While arguments about money may have been commonplace prior to divorce, couples in Rhode Island may be surprised to find out that their financial disagreements can carry on even after the divorce is final. In fact, simply signing the divorce decree may not be enough to transfer certain types of assets.

It is not uncommon for married couples in Rhode Island to share joint financial accounts, such as credit card accounts or a home mortgage. Depending on the circumstances, even after a divorce, these accounts could still be in the name of both partners, even if the divorce decree allocates the account to just one spouse. That means that if the account is still in both spouses' names, and one spouse stops making payments for malicious reasons or otherwise, the other spouse may still be responsible for the balance.

To avoid scenarios like this, the account may need to undergo a few changes, including removing one spouse from the account so the account is in the other spouse's name only or closing the account entirely, and then have one spouse alone re-open the account. What to do depends on what the lender allows in situations like these.

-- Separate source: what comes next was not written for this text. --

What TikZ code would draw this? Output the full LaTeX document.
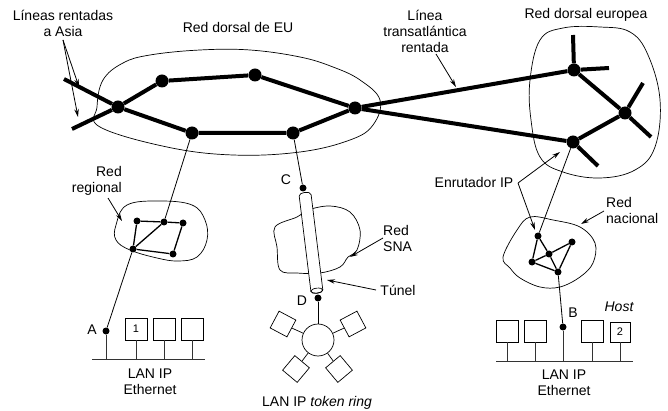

As mentioned, fights about money are often one of many reasons why a couple divorces. Unfortunately, these fights can continue during the divorce process and beyond. For instance, one spouse may be unwilling to sell a valuable marital asset, such as the family home. If so, both spouses are still responsible for the mortgage. To avoid missed mortgage payments, traditionally the spouse who is keeping the family home would refinance the mortgage so that only that spouse is responsible for it.

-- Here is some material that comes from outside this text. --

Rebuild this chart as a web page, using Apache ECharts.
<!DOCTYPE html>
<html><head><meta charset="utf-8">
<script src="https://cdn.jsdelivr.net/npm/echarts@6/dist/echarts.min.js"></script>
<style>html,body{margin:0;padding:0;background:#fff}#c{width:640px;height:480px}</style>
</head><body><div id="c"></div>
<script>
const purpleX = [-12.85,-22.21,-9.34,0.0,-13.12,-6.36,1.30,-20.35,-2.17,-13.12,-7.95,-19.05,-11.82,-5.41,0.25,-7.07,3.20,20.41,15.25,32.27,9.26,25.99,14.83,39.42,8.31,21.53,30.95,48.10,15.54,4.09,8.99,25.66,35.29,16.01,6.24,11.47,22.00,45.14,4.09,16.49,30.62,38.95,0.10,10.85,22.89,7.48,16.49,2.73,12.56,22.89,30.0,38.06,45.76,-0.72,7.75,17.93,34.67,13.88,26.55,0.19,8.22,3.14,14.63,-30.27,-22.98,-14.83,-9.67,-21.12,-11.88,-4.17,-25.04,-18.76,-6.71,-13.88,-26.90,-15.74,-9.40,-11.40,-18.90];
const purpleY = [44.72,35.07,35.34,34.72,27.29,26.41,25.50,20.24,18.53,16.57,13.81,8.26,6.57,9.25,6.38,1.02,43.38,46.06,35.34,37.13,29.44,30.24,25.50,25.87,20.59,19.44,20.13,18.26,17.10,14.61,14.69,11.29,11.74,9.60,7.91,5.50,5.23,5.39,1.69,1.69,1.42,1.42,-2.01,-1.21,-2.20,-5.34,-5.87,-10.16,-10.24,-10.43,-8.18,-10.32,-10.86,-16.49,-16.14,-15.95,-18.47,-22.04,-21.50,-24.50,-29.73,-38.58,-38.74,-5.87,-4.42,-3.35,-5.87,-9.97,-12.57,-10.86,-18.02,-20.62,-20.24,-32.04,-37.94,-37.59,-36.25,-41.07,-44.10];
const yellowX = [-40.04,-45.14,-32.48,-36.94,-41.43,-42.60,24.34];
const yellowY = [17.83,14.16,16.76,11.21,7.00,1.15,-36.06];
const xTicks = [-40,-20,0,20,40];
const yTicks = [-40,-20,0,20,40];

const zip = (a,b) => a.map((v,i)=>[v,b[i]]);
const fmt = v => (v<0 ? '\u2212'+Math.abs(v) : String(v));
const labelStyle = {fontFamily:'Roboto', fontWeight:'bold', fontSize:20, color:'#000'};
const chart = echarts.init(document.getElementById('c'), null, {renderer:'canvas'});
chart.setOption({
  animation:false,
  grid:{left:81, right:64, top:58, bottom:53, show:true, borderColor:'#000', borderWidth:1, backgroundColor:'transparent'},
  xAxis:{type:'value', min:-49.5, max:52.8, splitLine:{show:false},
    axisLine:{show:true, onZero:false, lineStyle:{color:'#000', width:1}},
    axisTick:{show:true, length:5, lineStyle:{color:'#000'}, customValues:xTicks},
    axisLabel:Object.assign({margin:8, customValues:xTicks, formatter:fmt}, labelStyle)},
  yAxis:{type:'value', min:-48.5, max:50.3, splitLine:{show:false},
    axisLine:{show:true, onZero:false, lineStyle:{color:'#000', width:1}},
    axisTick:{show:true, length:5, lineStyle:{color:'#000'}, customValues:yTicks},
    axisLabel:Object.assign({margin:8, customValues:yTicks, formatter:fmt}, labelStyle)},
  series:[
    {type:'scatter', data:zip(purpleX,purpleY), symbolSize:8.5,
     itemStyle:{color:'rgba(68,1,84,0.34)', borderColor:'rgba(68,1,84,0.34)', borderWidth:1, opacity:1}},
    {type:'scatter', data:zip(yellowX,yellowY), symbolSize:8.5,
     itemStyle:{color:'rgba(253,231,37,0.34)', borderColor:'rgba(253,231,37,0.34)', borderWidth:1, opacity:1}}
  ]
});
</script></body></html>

A recently divorced individual in Rhode Island may find that they are facing some pretty significant financial challenges. However, divorce could actually be a way to help one's credit in some circumstances. It allows a spouse the opportunity to rebuild his or her finances from scratch. Property division can be difficult to understand, both in its present and future implications. Simply signing the divorce decree may not be enough to transfer an asset to one spouse alone. Make sure you take all the proper steps during property division and after the divorce for your financial affairs to be in order.